Defect Tailoring in HfO2/Si Films upon Post-Deposition Annealing and Ultraviolet Irradiation

Featured Application HfO2 films are of capital importance in microelectronics as high-k dielectrics in thin film transistors but also have increasing applications in the photocatalytic photodegradation of pollutants and photocatalytic hydrogen generation. Therefore, the description and control of its electronic properties after deposition and post-deposition treatments are fundamental for future device performance.Abstract In the present work, a study of the structural defects in HfO2 thin films deposited by dip-coating on p-type silicon substrates treated under different conditions, such as air-annealing, ultraviolet irradiation, and simultaneous annealing-UV irradiation, is presented. HfO2 thin films were analyzed by grazing incidence X-ray diffraction, Raman spectroscopy, optical fluorescence, atomic force microscopy, and UV-Vis diffuse reflectance. Films treated at 200 degrees C and 350 degrees C present peaks corresponding to monoclinic HfO2. After UV treatment, the films became amorphous. The combination of annealing at 350 degrees C with UV treatment does not lead to crystalline peaks, suggesting that UV treatment causes extensive structural damage. Fluorescence spectroscopy and UV-Vis spectroscopy suggest that films present oxygen vacancies as their main structural defects. A reduction in oxygen vacancies after the second thermal treatment was observed, but in contrast, after UV irradiation, fluorescence spectroscopy indicated that more defects are created within the mobility gap, irrespective of the simultaneous annealing at 350 degrees C. An electronic band diagram was proposed assigning the observed fluorescence bands and optical transitions, which, in turn, explain the electrical properties of the films.
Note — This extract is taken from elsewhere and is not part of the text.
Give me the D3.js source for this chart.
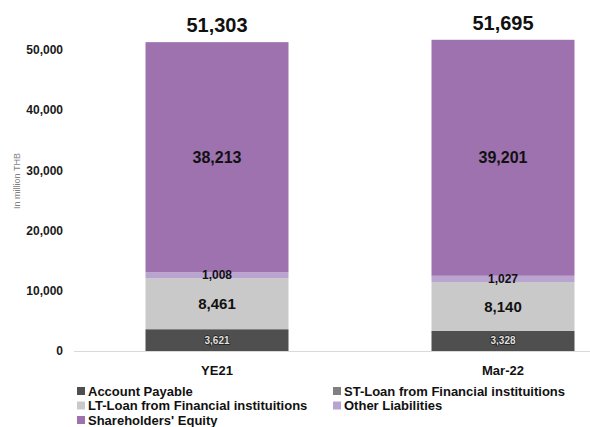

The results suggest that the electronic structure of HfO2 films can be tailored with a careful choice of thermal annealing conditions along with the controlled creation of defects using UV irradiation, which could open the way to multiple applications of the materials either in microelectronics, optoelectronics, as well as in photocatalytic/electrocatalytic applications such as photodegradation and hydrogen generation.